Gentlemen, I am told by my opponents that it is unpatriotic of me to
express these opinions, and that by doing so I am discouraging the
Territorial Force.  But which is really the more unpatriotic course, to
tell the truth about the Force, so that the people of this country may
insist upon its terrible deficiencies being remedied, or to gloss over
these deficiencies and thus to expose to certain disaster the few
patriotic men who have joined it, and who are asked to be prepared with
a Force untrained, under-officered, and under-manned to cope with a
highly-trained enemy.

I venture to think, gentlemen, that I am doing you no disservice in
speaking plainly about the Territorial Force.  My hope is that when its
grave condition is no longer concealed from our countrymen, they will
realize the folly of trusting the defence of these shores to a
make-believe Army, that they will take to heart the false position in
which the patriotic members of the Force are placed, and that they will
insist upon a law being passed by which all able-bodied men must be
prepared to take their place in the Citizen Army.  The Territorial
Force must either be made efficient in all respects, or it will
speedily cease to be a Force even in name.
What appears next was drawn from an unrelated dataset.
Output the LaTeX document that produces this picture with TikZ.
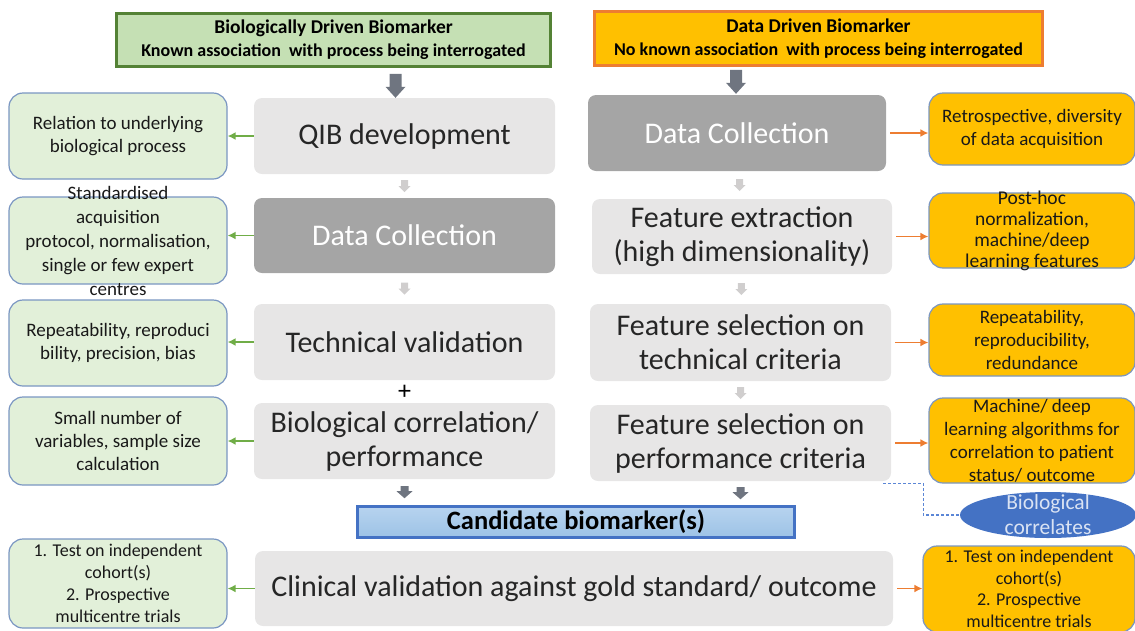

I hope, gentlemen, you will understand that I am thinking and speaking
of the Territorial Force as a Force that must be prepared to move and
live, to march and fight as an army.  I am not thinking of individual
men, or companies, or batteries, or squadrons, but of a Force which, if
it is ever called upon to take the field, will have to deal as a whole
with highly-trained picked troops.

What, then, gentlemen, is right for the Territorial officers to do?  It
seems to me that a tremendous responsibility rests upon those officers.
If they agree with me that neither they themselves, nor the men they
command, are sufficiently trained to take the field against first-class
soldiers; if they agree with me that neither in discipline nor in
numbers, neither in equipment nor in vital energy, can the Territorial
Force be reckoned as a modern army; if they agree with me that no great
improvement either in efficiency or numbers can ever be reached under
the conditions necessarily imposed upon all citizens who enter a
voluntary force; if they agree with me that the safety of these
islands, and therefore of our Empire, is endangered by this state of
affairs--then their course of action is clear.  While still giving of
their best to the Force to which they belong, while still setting the
fine example which they have consistently done, they should make the
Government and the nation distinctly understand that, in their opinion,
they are unable to carry out the duties entrusted to them, and that
unless they are given the trained assistance of the manhood of the
country, they can never guarantee the safety of these islands and the
integrity of the Empire.

Such a warning, coming from such men, will awaken the country in a way
that I can never hope to do.  Such an announcement, coming from the men
who alone in the country have obeyed the call of duty, and who, at the
cost of convenience, time, and money, have tried to fit themselves for
the defence of their country and the security of the Empire--such a
summons, I say, will arouse the People, and they themselves will call
upon the Government to enact a law which shall impose upon all citizens
of a military age the noble duty of defending the country and the
Empire to which they have the glory to belong.